Pernah suatu hari aksi berakhir dengan kericuhan. Ratusan polisi dengan bersenjata lengkap masuk kampus dari berbagai arah membubarkan aksi mahasiswa. Dari arah Jalan Cik Ditiro, di depan Bunderan UGM satu peleton polisi dengan tameng memburu mahasiswa ke arah dalam kampus. Dari arah Jalan Kaliurang yang membelah kampus, ada berikade motor polisi mengarahkan tembakan beruntun ke dalam kampus tepat di depan Graha Saba Pramana. Saya lari sekencang-kencangnya sambil sesekali tiarap dan merunduk menghindari tembakan. Saya tak peduli lagi apakah saya akan mati tertembak seperti mahasiswa Trisakti di Jakarta atau saya akan tertangkap. Saya mendengar puluhan polisi juga sudah menghadang dari arah selokan utara kampus. Tapi saya tak peduli, saya terus lari lari ke arah utara keluar kampus. Syukurlah saya keluar kampus dengan selamat dan terus lari memasuki gang-gangdeng kecil menuju kost. Saat melewati gang-gang itu, banyak kayu-kayu dipasang ditengah gang. Saya berpikir keributan yang terjadi di kampus tadi sudah menjalar ke luar kampus.
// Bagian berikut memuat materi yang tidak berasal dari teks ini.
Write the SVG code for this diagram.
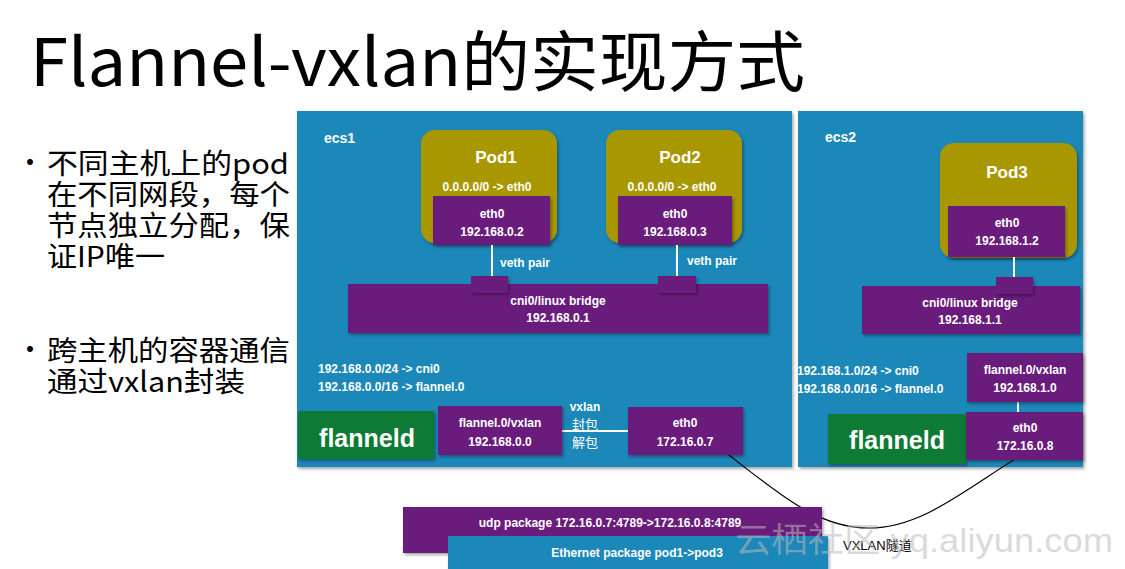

Di kost saya masih tengang bukan main. Saya dan temen satu kost mengunci rumah. Sesekali saya mendengar mahasiswa yang lari terbirit-biririt menyelamatkan diri. Malam hari suasana masih tegang. Kata teman satu kost puluhan polisi dengan pakaian preman menyisir perkampungan sekitar kost. Saya memang sempat melihat empat orang berperawakan tegap melintas di depan kost dari bilik kaca nako kamar saya. Saya berdoa semoga mereka tak mengedor kost yang saya tempati atau masuk ke kamar saya dan mengasak-ngasak kamar saya yang penuh dengan selebaran aksi yang saya pasang di dinding kamar.

Ingatan-ingatan itulah yang saya rasakan ketika melihat foto-foto di TIM sore itu.
Melihat kembali foto-foto itu hati saya miris, seperti disayat-sayat. Saya ingin menangis. haru, tapi juga mangkel. Saya jadi sadar kejadian yang saya alami pada Mei sembilan tahun lalu merupakan sejarah yang tak akan pernah aku lupakan.